L’università agrigentina rappresenta (e potrebbe ancora rappresentare) riscatto sociale, qualità della vita, aspirazione a produrre qualcosa di buono senza necessariamente andare via dalla propria terra, come purtroppo sempre più accade in una comunità che, giorno per giorno, sta perdendo tanti suoi figli e figlie, forse quelli migliori. Senza dimenticare chi non ha avuto e non avrebbe le risorse economiche per andare a studiare fuori. Le più recenti “scelte” in materia di università hanno tranciato le gambe agli ultimi. Danni collaterali del non-disegno?

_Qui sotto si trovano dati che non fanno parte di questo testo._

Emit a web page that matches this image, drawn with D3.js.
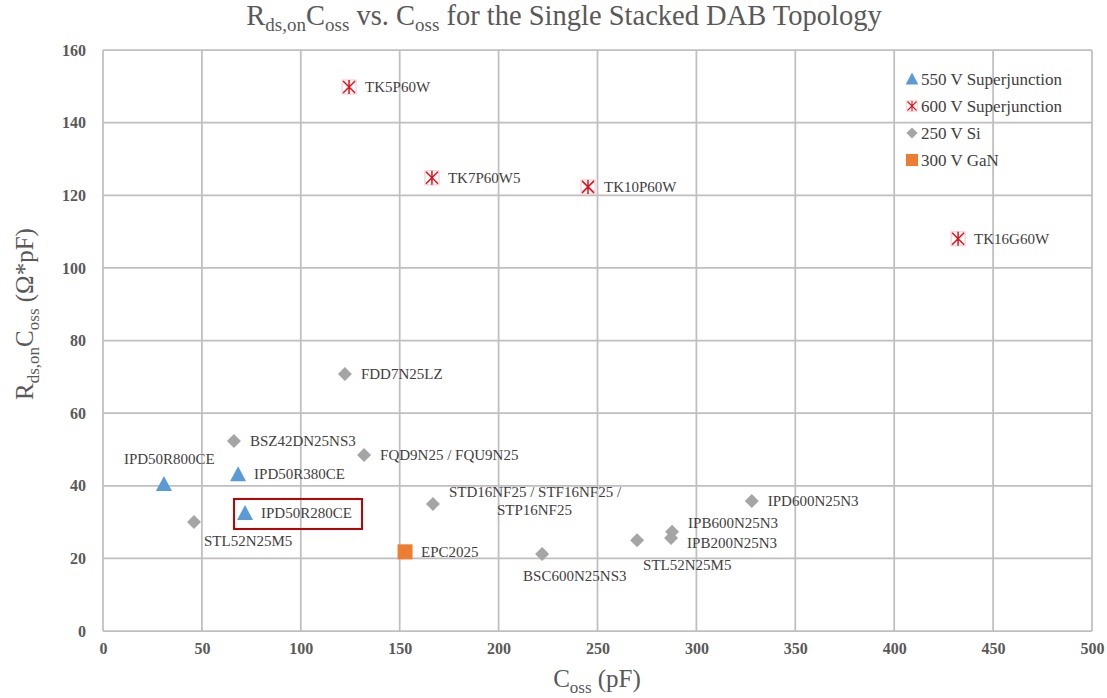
<!DOCTYPE html>
<html>
<head>
<meta charset="utf-8">
<script src="https://cdn.jsdelivr.net/npm/d3@7"></script>
<style>
  body { margin:0; background:#fff; }
  svg text { font-family: "Liberation Serif", "Times New Roman", serif !important; }
</style>
</head>
<body>
<div id="chart"></div>
<script>
// series data: [name, Coss (pF), Rds,on*Coss (ohm*pF)]
const sj550 = [
  ["IPD50R800CE", 30.8, 40.5],
  ["IPD50R380CE", 68.3, 43.2],
  ["IPD50R280CE", 71.8, 32.5]
]
const sj600 = [
  ["TK5P60W", 124.4, 149.8],
  ["TK7P60W5", 166.3, 124.8],
  ["TK10P60W", 245.2, 122.3],
  ["TK16G60W", 432.3, 108.0]
]
const si250 = [
  ["FDD7N25LZ", 122.3, 70.8],
  ["BSZ42DN25NS3", 66.2, 52.3],
  ["FQD9N25 / FQU9N25", 132.0, 48.5],
  ["STD16NF25 / STF16NF25 /|STP16NF25", 166.8, 35.0],
  ["STL52N25M5", 46.0, 30.0],
  ["BSC600N25NS3", 222.0, 21.2],
  ["STL52N25M5 ", 270.0, 25.0],
  ["IPB600N25N3", 287.7, 27.3],
  ["IPB200N25N3", 287.2, 25.6],
  ["IPD600N25N3", 328.0, 35.8]
]
const gan300 = [
  ["EPC2025", 152.7, 21.8]
]
const seriesNames = ["550 V Superjunction", "600 V Superjunction", "250 V Si", "300 V GaN"]
const xTicks = d3.range(0, 501, 50)
const yTicks = d3.range(0, 161, 20)

// label placement (dx, dy, anchor) per point
const labelPos = {
  "IPD50R800CE": [-40, -20, "start"],
  "STL52N25M5": [10, 24, "start"],
  "BSC600N25NS3": [-19, 27, "start"],
  "STL52N25M5 ": [6, 30, "start"],
  "STD16NF25 / STF16NF25 /|STP16NF25": [16, -7, "start"],
  "IPB600N25N3": [16, -4, "start"],
  "IPB200N25N3": [16, 10, "start"]
}

const W = 1107, H = 698
const margin = {top:50, right:15, bottom:67, left:103}
const width = 1092 - margin.left, height = 631 - margin.top

const svg = d3.select("#chart").append("svg")
  .attr("width", W).attr("height", H)
const g = svg.append("g")
  .attr("transform", "translate(" + margin.left + "," + margin.top + ")")

const x = d3.scaleLinear().domain([0, 500]).range([0, width])
const y = d3.scaleLinear().domain([0, 160]).range([height, 0])

// grid
g.selectAll(".vg").data(xTicks).enter().append("line")
  .attr("x1", d => x(d)).attr("x2", d => x(d))
  .attr("y1", 0).attr("y2", height)
  .attr("stroke", "#bfbfbf").attr("stroke-width", 1.75)
g.selectAll(".hg").data(yTicks).enter().append("line")
  .attr("x1", 0).attr("x2", width)
  .attr("y1", d => y(d)).attr("y2", d => y(d))
  .attr("stroke", "#bfbfbf").attr("stroke-width", 1.75)

// axes
const xa = g.append("g")
  .attr("transform", "translate(0," + height + ")")
  .call(d3.axisBottom(x).tickValues(xTicks).tickSize(0).tickPadding(12))
const ya = g.append("g")
  .call(d3.axisLeft(y).tickValues(yTicks).tickSize(0).tickPadding(17))
for (const a of [xa, ya]) {
  a.select(".domain").remove()
  a.selectAll("text")
    .style("font-size", "16px").style("font-weight", "bold")
    .attr("fill", "#595959")
}

// title
const title = svg.append("text")
  .attr("x", 564).attr("y", 25)
  .attr("text-anchor", "middle")
  .attr("fill", "#595959")
  .style("font-size", "28.5px")
title.append("tspan").text("R")
title.append("tspan").text("ds,on").attr("dy", 6).style("font-size", "19px")
title.append("tspan").text("C").attr("dy", -6)
title.append("tspan").text("oss").attr("dy", 6).style("font-size", "19px")
title.append("tspan").text(" vs. C").attr("dy", -6)
title.append("tspan").text("oss").attr("dy", 6).style("font-size", "19px")
title.append("tspan").text(" for the Single Stacked DAB Topology").attr("dy", -6)

// axis titles
const xt = svg.append("text")
  .attr("x", 597).attr("y", 687)
  .attr("text-anchor", "middle").attr("fill", "#595959")
  .style("font-size", "25px")
xt.append("tspan").text("C")
xt.append("tspan").text("oss").attr("dy", 6).style("font-size", "17px")
xt.append("tspan").text(" (pF)").attr("dy", -6)

const yt = svg.append("text")
  .attr("transform", "translate(33,314) rotate(-90)")
  .attr("text-anchor", "middle").attr("fill", "#595959")
  .style("font-size", "25px")
yt.append("tspan").text("R")
yt.append("tspan").text("ds,on").attr("dy", 6).style("font-size", "17px")
yt.append("tspan").text("C").attr("dy", -6)
yt.append("tspan").text("oss").attr("dy", 6).style("font-size", "17px")
yt.append("tspan").text(" (Ω*pF)").attr("dy", -6)

// marker drawing
function drawMarker(sel, type) {
  if (type === 0) {
    sel.append("path").attr("d", "M0,-8 L8,7 L-8,7Z").attr("fill", "#5b9bd5")
  } else if (type === 1) {
    sel.append("rect").attr("x", -7).attr("y", -7).attr("width", 14).attr("height", 14)
      .attr("fill", "none").attr("stroke", "#f2c4c4").attr("stroke-width", 1)
    sel.append("path").attr("d", "M-6,-6L6,6M-6,6L6,-6M0,-7L0,7")
      .attr("stroke", "#e0101a").attr("stroke-width", 1.5)
  } else if (type === 2) {
    sel.append("path").attr("d", "M0,-7 L7,0 L0,7 L-7,0Z").attr("fill", "#a5a5a5")
  } else {
    sel.append("rect").attr("x", -7.5).attr("y", -7.5).attr("width", 15).attr("height", 15)
      .attr("fill", "#ed7d31")
  }
}

const allSeries = [sj550, sj600, si250, gan300]
allSeries.forEach((data, i) => {
  const pts = g.selectAll(null).data(data).enter().append("g")
    .attr("transform", d => "translate(" + x(d[1]) + "," + y(d[2]) + ")")
  drawMarker(pts, i)
  pts.each(function(d) {
    const p = labelPos[d[0]] || [16, 5, "start"]
    const t = d3.select(this).append("text")
      .attr("x", p[0]).attr("y", p[1])
      .attr("text-anchor", p[2])
      .attr("fill", "#404040")
      .style("font-size", "15px")
    d[0].trim().split("|").forEach((line, k) => {
      t.append("tspan").attr("x", k === 0 ? p[0] : p[0] + 48)
        .attr("dy", k === 0 ? 0 : 18).text(line)
    })
  })
})

// highlight box around IPD50R280CE
const hl = sj550[2]
g.append("rect")
  .attr("x", x(hl[1]) - 11).attr("y", y(hl[2]) - 14)
  .attr("width", 128).attr("height", 30)
  .attr("fill", "none").attr("stroke", "#c00000").attr("stroke-width", 2)

// legend
const leg = svg.append("g").attr("transform", "translate(912,79)")
seriesNames.forEach((name, i) => {
  const r = leg.append("g").attr("transform", "translate(0," + (i * 27) + ")")
  const m = r.append("g").attr("transform", i === 1 ? "scale(0.75)" : "scale(0.8)")
  drawMarker(m, i)
  r.append("text").attr("x", 9).attr("y", 5.5)
    .attr("fill", "#404040").style("font-size", "17px").text(name)
})
</script>
</body>
</html>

Cari Nello e Gaetano, salvate la Cattedrale, o almeno provateci seriamente, approvando nei primi cento giorni tempi e finanziamenti certi per i progetti di messa in sicurezza definitiva del colle e delle fabbriche. E salvate anche l’Università, favorendo la rimessa a regime di tutte le facoltà sospese da UniPa per mancanza di fondi, ma soprattutto di programmazione seria e di vero dialogo.
Mettete da parte – non per cento giorni, ma per almeno quattro anni – i toni da campagna elettorale, rimboccatevi le maniche.
Assumetevi oneri e onori delle vostre posizioni e delle vostre decisioni, ma non restate immobili di fronte ai disastri annunciati.
E poi, se volete, tornate qui, tra uno o tra cinque anni, a raccontarci cos’avete fatto, non cosa starete per fare.
Vi ringraziamo dell’attenzione. Cordiali saluti e buon lavoro“.